Nur das kann der Garant sein für das Überleben der Leipziger, die mit den Frankfurtern nicht nur um das beste Handelssystem, sondern vor allem um Händler und Mengen konkurrieren. Auf ein gemeinsames Vorgehen konnten sie sich bislang nicht einigen. Frankfurt beharrt auf seinem Computersystem Xetra. Leipzig will an dem in Oslo erprobten Handelssystem Sapri festhalten. Xetra bevorzuge auf Grund seiner Komplexität die großen Marktteilnehmer, meint LPX-Chef Uhle. Das komme für Leipzig nicht in Frage. Die Gespräche über eine mögliche Fusion wurden abgebrochen. Seitdem malen beide Börsen die eigene Zukunft in den rosigsten Farben. Kein Wunder, beide Standorte lockt die Aussicht auf glänzende Geschäfte: Experten erwarten für den Stromhandel enorme Zuwachsraten - und Deutschland ist der größte Strommarkt Europas. Die Leipziger rechnen damit, dass bis zu einem Fünftel des gesamten in deutschen Unternehmen und Privathaushalten benötigten Stroms über die LPX gehandelt werden kann. Dauerhaft aber wird der Markt kaum zwei deutsche Strombörsen tragen. Experten sind sich sicher: Sollten sich Leipzig und Frankfurt nicht einigen, muss der Markt entscheiden.

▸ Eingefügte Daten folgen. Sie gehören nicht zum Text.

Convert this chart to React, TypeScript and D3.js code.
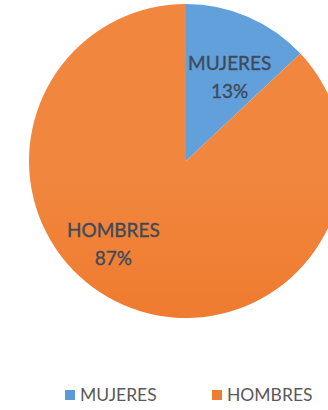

Langfristig dürfte in ganz Europa nur eine Börse überleben. Fortum etwa will abwarten, wie sich Leipzig entwickelt. "Die bisherigen Eindrücke waren gut", heißt es aus Hameln. "Wir sind einem Engagement nicht abgeneigt." Doch halte man die jährliche Grundgebühr von 12 500 Euro für zu hoch. Ein offenbar vorgeschobenes Argument - in Frankfurt soll die Gebühr bei 20 000 Euro liegen. Das Bayernwerk berichtet von einer "grundsätzlich offenen Haltung, in Leipzig und in Frankfurt zu handeln". Entschieden aber sei noch nichts. Ähnlich argumentiert Preussen-Elektra. Uhle und sein Mitgeschäftsführer Kjetil Knutsson erwarten dennoch, dass die LPX mit 15 bis 20 Marktteilnehmern starten wird. Die Voraussetzung dafür, dass der Strom auch tatsächlich durch das Leitungsnetz fließen kann, hat LPX geschaffen: Im April wurden Verträge mit den Netzbetreibern RWE und VEW abgeschlossen. Kurios: Da der ostdeutsche Netzbetreiber Veag mit Verweis auf die Braunkohle-Schutzklausel die Stromdurchleitung verweigert, können die Leipziger ausgerechnet in Ostdeutschland nicht handeln.